SOURCE DATA —
════════════════════

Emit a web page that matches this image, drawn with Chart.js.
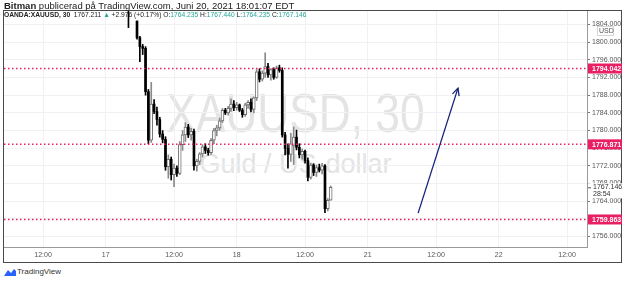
<!DOCTYPE html>
<html>
<head>
<meta charset="utf-8">
<script src="https://cdn.jsdelivr.net/npm/chart.js@4.4.0/dist/chart.umd.min.js"></script>
<style>
  html, body { margin: 0; padding: 0; background: #fff; }
  body { width: 625px; height: 283px; position: relative; overflow: hidden; font-family: "Liberation Sans", Arial, sans-serif; }
  #frame { position: absolute; left: 3px; top: 10px; width: 617px; height: 251px; border: 1px solid #4a4a4a; }
  .wm { position: absolute; left: 4px; width: 583px; text-align: center; color: #e4e4e4; white-space: nowrap; }
  #wm1 { top: 80px; font-size: 56px; transform: scaleX(0.79); }
  #wm2 { top: 149px; font-size: 27px; }
  #chart { position: absolute; left: 0; top: 0; z-index: 1; }
  .hdr { position: absolute; left: 4px; white-space: nowrap; color: #222; z-index: 2; }
  #h1 { top: 0px; font-size: 9.5px; }
  #h2 { top: 11px; font-size: 6.7px; }
  .g { color: #26a69a; }
  #logo { position: absolute; left: 4px; top: 267px; font-size: 8px; color: #333; }
  #logo svg { vertical-align: -2px; margin-right: 1px; }
</style>
</head>
<body>
<div id="frame"></div>
<div id="wm1" class="wm">XAUUSD, 30</div>
<div id="wm2" class="wm">Guld / US-dollar</div>
<div id="h1" class="hdr"><b>Bitman</b> publicerad på TradingView.com, Juni 20, 2021 18:01:07 EDT</div>
<div id="h2" class="hdr"><b>OANDA:XAUUSD, 30</b> &nbsp;1767.211 <span class="g">▲</span> +2.976 (+0.17%) O:<span class="g">1764.235</span> H:<span class="g">1767.440</span> L:<span class="g">1764.235</span> C:<span class="g">1767.146</span></div>
<canvas id="chart" width="625" height="283"></canvas>
<div id="logo"><svg width="12" height="8" viewBox="0 0 12 8"><path d="M0 8 L4 2 L7 5 L10 1 L12 3 L12 8 Z" fill="#2962ff"/></svg>TradingView</div>
<script>
// time axis: bar index (30 min bars) and its labels
const tickBars = [24, 46, 70, 92, 116, 138, 162, 184, 208];
const tickLabels = ["12:00", "17", "12:00", "18", "12:00", "21", "12:00", "22", "12:00"];
const priceTicks = [1756, 1760, 1764, 1768, 1772, 1776, 1780, 1784, 1788, 1792, 1796, 1800, 1804];

// candles, first one at bar 54
const firstBar = 54;
const opens = [1810.0, 1808.0, 1809.0, 1804.8, 1801.0, 1799.0, 1798.6, 1788.8, 1777.8, 1786.0,
  1784.3, 1782.5, 1779.2, 1778.0, 1771.8, 1773.5, 1770.0, 1771.5, 1770.3, 1776.8,
  1779.0, 1780.8, 1779.0, 1779.8, 1772.0, 1773.0, 1774.7, 1776.3, 1775.5, 1775.0,
  1777.8, 1780.0, 1780.6, 1782.2, 1784.6, 1784.0, 1785.0, 1786.0, 1785.2, 1785.8,
  1784.6, 1783.6, 1785.8, 1786.4, 1784.8, 1787.4, 1793.3, 1791.6, 1793.0, 1794.5,
  1792.6, 1793.8, 1792.0, 1794.2, 1793.6, 1779.0, 1776.0, 1774.6, 1776.5, 1778.5,
  1776.2, 1774.5, 1775.3, 1773.2, 1769.4, 1772.2, 1770.5, 1771.6, 1771.0, 1772.0,
  1762.3, 1764.235];
const highs = [1811.0, 1810.0, 1810.2, 1804.8, 1801.3, 1799.5, 1799.0, 1789.3, 1790.9, 1787.0,
  1785.3, 1783.0, 1780.0, 1778.6, 1774.5, 1774.0, 1772.4, 1772.0, 1777.5, 1780.0,
  1781.8, 1781.4, 1780.5, 1780.3, 1773.5, 1775.0, 1776.8, 1777.0, 1776.0, 1778.2,
  1780.5, 1781.2, 1782.8, 1785.0, 1785.0, 1785.5, 1787.2, 1786.8, 1786.4, 1786.0,
  1785.0, 1786.2, 1786.8, 1787.2, 1787.6, 1793.8, 1794.0, 1793.5, 1797.6, 1795.2,
  1794.0, 1794.2, 1794.6, 1794.8, 1794.2, 1779.6, 1777.0, 1779.4, 1780.8, 1780.1,
  1777.0, 1775.8, 1775.6, 1773.8, 1772.6, 1772.5, 1772.2, 1772.4, 1772.6, 1772.3,
  1764.6, 1767.44];
const lows = [1803.3, 1807.6, 1807.6, 1800.7, 1795.6, 1797.2, 1788.0, 1777.0, 1777.3, 1783.8,
  1781.2, 1778.5, 1777.2, 1771.0, 1769.2, 1768.8, 1767.3, 1769.6, 1770.0, 1775.5,
  1777.5, 1778.4, 1777.8, 1771.0, 1770.8, 1772.3, 1774.0, 1774.8, 1774.4, 1774.6,
  1777.0, 1778.8, 1780.0, 1781.8, 1783.6, 1783.5, 1784.3, 1784.5, 1784.6, 1784.3,
  1783.0, 1783.2, 1785.0, 1784.2, 1784.0, 1786.8, 1791.0, 1791.2, 1792.0, 1792.0,
  1791.4, 1791.6, 1791.8, 1793.2, 1778.5, 1774.5, 1771.5, 1773.0, 1772.3, 1775.6,
  1773.8, 1773.5, 1772.6, 1768.6, 1769.0, 1769.8, 1769.6, 1770.6, 1770.2, 1761.4,
  1761.8, 1764.235];
const closes = [1808.0, 1809.0, 1808.2, 1801.0, 1799.0, 1798.6, 1788.8, 1777.8, 1786.0, 1784.3,
  1782.5, 1779.2, 1778.0, 1771.8, 1773.5, 1770.0, 1771.5, 1770.3, 1776.8, 1779.0,
  1780.8, 1779.0, 1779.8, 1772.0, 1773.0, 1774.7, 1776.3, 1775.5, 1775.0, 1777.8,
  1780.0, 1780.6, 1782.2, 1784.6, 1784.0, 1785.0, 1786.0, 1785.2, 1785.8, 1784.6,
  1783.6, 1785.8, 1786.4, 1784.8, 1787.4, 1793.3, 1791.6, 1793.0, 1794.5, 1792.6,
  1793.8, 1792.0, 1794.2, 1793.6, 1779.0, 1776.0, 1774.6, 1777.0, 1778.5, 1776.2,
  1774.5, 1775.3, 1773.2, 1769.4, 1772.2, 1770.5, 1771.6, 1771.0, 1772.0, 1762.3,
  1764.2, 1767.146];

// horizontal levels drawn on the chart
const levelLines = [1794.042, 1776.871, 1759.863];
const lastPrice = 1767.146;
const countdown = "28:54";

// the hand drawn arrow (bar index, price)
const arrowX = [155.7, 169.7];
const arrowY = [1761.3, 1789.6];

const X_MIN = 10.3, X_MAX = 215.0;
const Y_MIN = 1753.63, Y_MAX = 1807.06;
const FONT = "Liberation Sans";
const LEVEL_COLOR = "#e91e63";
const ARROW_COLOR = "#15237a";

const up = closes.map((c, i) => c >= opens[i]);
const wicks = opens.map((o, i) => ({ x: firstBar + i, y: [lows[i], highs[i]] }));
const upBodies = [], downBodies = [];
opens.forEach((o, i) => {
    const pt = { x: firstBar + i, y: [o, closes[i]] };
    (up[i] ? upBodies : downBodies).push(pt);
});

const levelSets = levelLines.map(v => ({
    type: "line",
    data: [{ x: X_MIN, y: v }, { x: X_MAX, y: v }],
    borderColor: LEVEL_COLOR,
    borderWidth: 1.5,
    borderDash: [1.5, 2.5],
    pointRadius: 0,
    order: 2
}));

const overlay = {
    id: "overlay",
    afterDatasetsDraw(chart) {
        // arrow head
        const meta = chart.getDatasetMeta(chart.data.datasets.length - 1);
        const a = meta.data[0], b = meta.data[1];
        const ang = Math.atan2(b.y - a.y, b.x - a.x);
        const ctx = chart.ctx;
        ctx.save();
        ctx.strokeStyle = ARROW_COLOR;
        ctx.lineWidth = 1.3;
        ctx.beginPath();
        ctx.moveTo(b.x - 8 * Math.cos(ang - 0.45), b.y - 8 * Math.sin(ang - 0.45));
        ctx.lineTo(b.x, b.y);
        ctx.lineTo(b.x - 8 * Math.cos(ang + 0.45), b.y - 8 * Math.sin(ang + 0.45));
        ctx.stroke();
        ctx.restore();
    },
    afterDraw(chart) {
        const ctx = chart.ctx;
        const ys = chart.scales.y;
        const left = ys.left + 1, w = 34;
        ctx.save();
        ctx.font = "bold 7px " + FONT;
        ctx.textBaseline = "middle";
        ctx.textAlign = "left";
        levelLines.forEach(v => {
            const py = ys.getPixelForValue(v);
            ctx.fillStyle = LEVEL_COLOR;
            ctx.fillRect(left, py - 5, w, 10);
            ctx.fillStyle = "#fff";
            ctx.fillText(v.toFixed(3), left + 4, py + 0.5);
        });
        // last price + bar countdown
        const py = ys.getPixelForValue(lastPrice);
        ctx.fillStyle = "#fff";
        ctx.fillRect(left, py - 4, w, 15);
        ctx.fillStyle = "#333";
        ctx.font = "7px " + FONT;
        ctx.fillText(lastPrice.toFixed(3), left + 5, py);
        ctx.fillText(countdown, left + 5, py + 7);
        ctx.strokeStyle = "#555";
        ctx.beginPath();
        ctx.moveTo(left, py + 0.5);
        ctx.lineTo(left + 3, py + 0.5);
        ctx.stroke();
        // currency badge
        const by = chart.chartArea.top + 20;
        ctx.fillStyle = "#fff";
        ctx.fillRect(left + 9, by - 5, 17, 10);
        ctx.strokeStyle = "#d6d6d6";
        ctx.strokeRect(left + 9.5, by - 4.5, 16, 9);
        ctx.fillStyle = "#555";
        ctx.fillText("USD", left + 11, by + 0.5);
        ctx.restore();
    }
};

new Chart(document.getElementById("chart"), {
    type: "bar",
    data: {
        datasets: [
            {
                data: wicks,
                backgroundColor: up.map(u => u ? "#8a8a8a" : "#000"),
                barThickness: 1,
                grouped: false,
                order: 5
            },
            {
                data: upBodies,
                backgroundColor: "#fff",
                borderColor: "#6e6e6e",
                borderWidth: 1,
                borderSkipped: false,
                barThickness: 3,
                minBarLength: 2,
                grouped: false,
                order: 4
            },
            {
                data: downBodies,
                backgroundColor: "#000",
                barThickness: 2,
                minBarLength: 1,
                grouped: false,
                order: 3
            },
            ...levelSets,
            {
                type: "line",
                data: arrowX.map((x, i) => ({ x: x, y: arrowY[i] })),
                borderColor: ARROW_COLOR,
                borderWidth: 1.3,
                pointRadius: 0,
                order: 1
            }
        ]
    },
    options: {
        responsive: false,
        animation: false,
        layout: { padding: { left: 4, top: 11, right: 3, bottom: 21 } },
        plugins: { legend: { display: false }, tooltip: { enabled: false } },
        scales: {
            x: {
                type: "linear",
                min: X_MIN,
                max: X_MAX,
                offset: false,
                afterBuildTicks: s => { s.ticks = tickBars.map(v => ({ value: v })); },
                afterFit: s => { s.height = 15; },
                grid: { color: "#f0f1f4", offset: false, drawTicks: false },
                border: { color: "#9a9a9a" },
                ticks: {
                    autoSkip: false,
                    maxRotation: 0,
                    padding: 4,
                    color: "#555",
                    font: { size: 7, family: FONT },
                    callback: (v, i) => tickLabels[i]
                }
            },
            y: {
                position: "right",
                min: Y_MIN,
                max: Y_MAX,
                afterBuildTicks: s => { s.ticks = priceTicks.map(v => ({ value: v })); },
                afterFit: s => { s.width = 35; },
                grid: { color: "#f0f1f4", tickLength: 3, tickColor: "#777" },
                border: { color: "#9a9a9a" },
                ticks: {
                    padding: 2,
                    color: "#555",
                    font: { size: 7, family: FONT },
                    callback: v => v.toFixed(3)
                }
            }
        }
    },
    plugins: [overlay]
});
</script>
</body>
</html>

════════════════════

REQUEST — From the listing, copy every line where the string "drawn" appears.

OUTPUT OF THE TASK —
Emit a web page that matches this image, drawn with Chart.js.
// horizontal levels drawn on the chart
// the hand drawn arrow (bar index, price)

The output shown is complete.